**What you need to do**.
Return the first line, the line containing "from bokeh.transform import dodge", and every line between them, exactly as they stand.

═════ Provided data ═════

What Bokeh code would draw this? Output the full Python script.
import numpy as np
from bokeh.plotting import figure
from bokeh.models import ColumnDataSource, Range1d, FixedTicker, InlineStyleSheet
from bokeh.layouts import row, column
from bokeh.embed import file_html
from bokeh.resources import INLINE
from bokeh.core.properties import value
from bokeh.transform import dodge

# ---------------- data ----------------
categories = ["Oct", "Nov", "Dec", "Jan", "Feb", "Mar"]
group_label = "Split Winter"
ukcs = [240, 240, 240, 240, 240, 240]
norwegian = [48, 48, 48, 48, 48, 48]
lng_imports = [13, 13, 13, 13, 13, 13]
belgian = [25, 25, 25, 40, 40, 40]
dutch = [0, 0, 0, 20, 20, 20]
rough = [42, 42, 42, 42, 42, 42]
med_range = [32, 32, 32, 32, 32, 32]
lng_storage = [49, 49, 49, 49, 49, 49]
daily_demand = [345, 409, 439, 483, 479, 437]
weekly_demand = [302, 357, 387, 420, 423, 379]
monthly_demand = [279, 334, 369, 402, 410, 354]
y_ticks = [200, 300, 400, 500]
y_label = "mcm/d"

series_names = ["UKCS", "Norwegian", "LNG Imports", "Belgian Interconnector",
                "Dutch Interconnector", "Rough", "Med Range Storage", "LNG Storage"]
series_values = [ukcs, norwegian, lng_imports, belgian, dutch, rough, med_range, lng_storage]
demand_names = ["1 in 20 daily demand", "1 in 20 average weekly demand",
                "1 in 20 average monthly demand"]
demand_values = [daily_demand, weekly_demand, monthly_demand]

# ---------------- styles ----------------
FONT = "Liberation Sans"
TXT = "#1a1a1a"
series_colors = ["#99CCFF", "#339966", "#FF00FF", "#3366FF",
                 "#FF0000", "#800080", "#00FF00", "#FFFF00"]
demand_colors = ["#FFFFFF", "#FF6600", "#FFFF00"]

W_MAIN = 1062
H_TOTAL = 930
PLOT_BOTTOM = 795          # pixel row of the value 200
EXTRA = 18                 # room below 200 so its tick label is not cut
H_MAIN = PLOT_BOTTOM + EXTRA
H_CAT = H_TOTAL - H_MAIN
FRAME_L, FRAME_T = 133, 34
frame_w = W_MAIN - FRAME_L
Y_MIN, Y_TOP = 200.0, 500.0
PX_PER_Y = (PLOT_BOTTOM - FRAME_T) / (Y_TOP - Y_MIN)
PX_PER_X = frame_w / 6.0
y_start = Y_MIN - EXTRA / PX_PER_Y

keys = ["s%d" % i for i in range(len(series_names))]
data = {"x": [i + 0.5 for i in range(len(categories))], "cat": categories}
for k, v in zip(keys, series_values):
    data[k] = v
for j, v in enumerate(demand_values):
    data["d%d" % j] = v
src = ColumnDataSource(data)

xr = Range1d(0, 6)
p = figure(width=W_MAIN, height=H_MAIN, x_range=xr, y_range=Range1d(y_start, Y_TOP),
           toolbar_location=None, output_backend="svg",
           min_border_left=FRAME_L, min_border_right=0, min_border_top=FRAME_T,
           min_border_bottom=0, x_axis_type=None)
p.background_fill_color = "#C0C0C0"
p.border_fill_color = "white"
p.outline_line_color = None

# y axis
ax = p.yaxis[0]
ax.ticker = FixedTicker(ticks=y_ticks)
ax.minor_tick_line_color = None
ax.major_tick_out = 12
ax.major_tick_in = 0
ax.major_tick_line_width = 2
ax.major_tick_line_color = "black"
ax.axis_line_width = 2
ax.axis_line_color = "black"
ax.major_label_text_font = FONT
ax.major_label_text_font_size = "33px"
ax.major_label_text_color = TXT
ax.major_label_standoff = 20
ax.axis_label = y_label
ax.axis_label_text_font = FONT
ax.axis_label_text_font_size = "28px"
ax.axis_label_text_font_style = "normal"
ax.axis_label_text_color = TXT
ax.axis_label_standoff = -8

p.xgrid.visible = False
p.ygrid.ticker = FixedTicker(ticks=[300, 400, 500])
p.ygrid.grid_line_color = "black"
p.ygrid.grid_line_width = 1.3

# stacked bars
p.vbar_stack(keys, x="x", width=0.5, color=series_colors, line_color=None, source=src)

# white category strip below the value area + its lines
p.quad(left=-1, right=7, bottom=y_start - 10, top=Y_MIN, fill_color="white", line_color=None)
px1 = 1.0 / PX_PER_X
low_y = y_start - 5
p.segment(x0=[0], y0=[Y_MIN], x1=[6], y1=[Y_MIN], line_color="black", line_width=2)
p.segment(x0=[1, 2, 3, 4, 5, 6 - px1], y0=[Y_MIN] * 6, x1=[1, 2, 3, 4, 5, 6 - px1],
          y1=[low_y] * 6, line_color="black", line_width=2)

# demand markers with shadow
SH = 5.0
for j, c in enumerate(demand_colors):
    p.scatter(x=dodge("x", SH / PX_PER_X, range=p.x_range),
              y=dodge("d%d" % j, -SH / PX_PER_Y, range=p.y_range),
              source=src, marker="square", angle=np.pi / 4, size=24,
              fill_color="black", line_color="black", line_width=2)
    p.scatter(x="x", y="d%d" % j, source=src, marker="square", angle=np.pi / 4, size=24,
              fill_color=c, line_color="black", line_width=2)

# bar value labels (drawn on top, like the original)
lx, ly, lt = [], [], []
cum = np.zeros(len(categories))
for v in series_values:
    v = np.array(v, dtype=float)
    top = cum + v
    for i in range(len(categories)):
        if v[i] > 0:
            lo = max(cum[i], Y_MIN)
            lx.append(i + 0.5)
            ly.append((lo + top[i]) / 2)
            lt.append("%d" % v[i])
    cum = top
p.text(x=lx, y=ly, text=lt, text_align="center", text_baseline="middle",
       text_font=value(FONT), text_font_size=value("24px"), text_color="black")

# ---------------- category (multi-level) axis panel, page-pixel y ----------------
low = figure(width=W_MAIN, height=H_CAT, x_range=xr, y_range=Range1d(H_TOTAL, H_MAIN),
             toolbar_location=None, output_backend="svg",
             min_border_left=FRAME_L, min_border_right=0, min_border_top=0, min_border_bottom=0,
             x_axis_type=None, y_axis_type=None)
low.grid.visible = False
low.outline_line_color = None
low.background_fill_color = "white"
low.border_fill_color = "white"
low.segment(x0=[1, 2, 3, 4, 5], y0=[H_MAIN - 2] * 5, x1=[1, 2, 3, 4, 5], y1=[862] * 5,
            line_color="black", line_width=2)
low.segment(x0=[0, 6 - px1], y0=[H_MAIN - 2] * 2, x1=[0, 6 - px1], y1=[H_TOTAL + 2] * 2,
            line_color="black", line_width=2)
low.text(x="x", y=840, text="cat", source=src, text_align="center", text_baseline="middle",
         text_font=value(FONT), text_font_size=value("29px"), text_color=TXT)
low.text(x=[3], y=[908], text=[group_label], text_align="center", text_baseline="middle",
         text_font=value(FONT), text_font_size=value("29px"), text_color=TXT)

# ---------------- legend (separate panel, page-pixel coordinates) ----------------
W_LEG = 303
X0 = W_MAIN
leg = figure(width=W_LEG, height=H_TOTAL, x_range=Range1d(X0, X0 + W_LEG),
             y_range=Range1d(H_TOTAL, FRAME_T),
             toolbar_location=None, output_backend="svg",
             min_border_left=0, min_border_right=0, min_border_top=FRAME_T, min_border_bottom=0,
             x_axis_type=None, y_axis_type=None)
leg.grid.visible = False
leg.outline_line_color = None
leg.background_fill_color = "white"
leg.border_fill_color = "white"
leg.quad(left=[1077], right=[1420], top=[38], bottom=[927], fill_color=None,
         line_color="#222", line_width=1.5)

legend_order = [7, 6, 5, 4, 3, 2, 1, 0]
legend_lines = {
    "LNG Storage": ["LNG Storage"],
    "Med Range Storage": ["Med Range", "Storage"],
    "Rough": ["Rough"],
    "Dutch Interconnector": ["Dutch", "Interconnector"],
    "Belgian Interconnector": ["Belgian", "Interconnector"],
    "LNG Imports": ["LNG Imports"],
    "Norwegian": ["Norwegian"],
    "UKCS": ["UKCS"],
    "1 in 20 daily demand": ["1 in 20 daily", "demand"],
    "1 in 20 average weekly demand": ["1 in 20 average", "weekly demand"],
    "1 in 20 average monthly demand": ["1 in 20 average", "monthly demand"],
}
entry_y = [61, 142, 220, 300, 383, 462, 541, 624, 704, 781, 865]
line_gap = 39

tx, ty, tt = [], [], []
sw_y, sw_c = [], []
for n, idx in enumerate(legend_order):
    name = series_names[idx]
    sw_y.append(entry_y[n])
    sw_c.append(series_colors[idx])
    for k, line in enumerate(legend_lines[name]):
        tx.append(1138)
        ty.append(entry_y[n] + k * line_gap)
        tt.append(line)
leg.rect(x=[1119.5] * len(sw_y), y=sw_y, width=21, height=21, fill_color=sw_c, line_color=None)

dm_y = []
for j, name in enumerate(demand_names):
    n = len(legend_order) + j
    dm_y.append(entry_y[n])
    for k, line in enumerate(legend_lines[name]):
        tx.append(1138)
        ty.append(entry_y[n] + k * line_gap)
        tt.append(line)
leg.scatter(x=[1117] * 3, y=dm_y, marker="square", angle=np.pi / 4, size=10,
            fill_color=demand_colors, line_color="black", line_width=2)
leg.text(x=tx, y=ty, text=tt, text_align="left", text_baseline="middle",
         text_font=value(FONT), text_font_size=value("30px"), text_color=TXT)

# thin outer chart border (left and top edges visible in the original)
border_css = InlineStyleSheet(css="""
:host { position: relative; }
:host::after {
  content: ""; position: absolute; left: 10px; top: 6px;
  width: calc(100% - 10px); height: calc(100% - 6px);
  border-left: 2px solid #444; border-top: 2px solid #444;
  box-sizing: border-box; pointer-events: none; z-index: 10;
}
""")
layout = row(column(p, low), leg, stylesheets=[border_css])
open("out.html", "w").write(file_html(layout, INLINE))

═════

**Final answer**.
What Bokeh code would draw this? Output the full Python script.
import numpy as np
from bokeh.plotting import figure
from bokeh.models import ColumnDataSource, Range1d, FixedTicker, InlineStyleSheet
from bokeh.layouts import row, column
from bokeh.embed import file_html
from bokeh.resources import INLINE
from bokeh.core.properties import value
from bokeh.transform import dodge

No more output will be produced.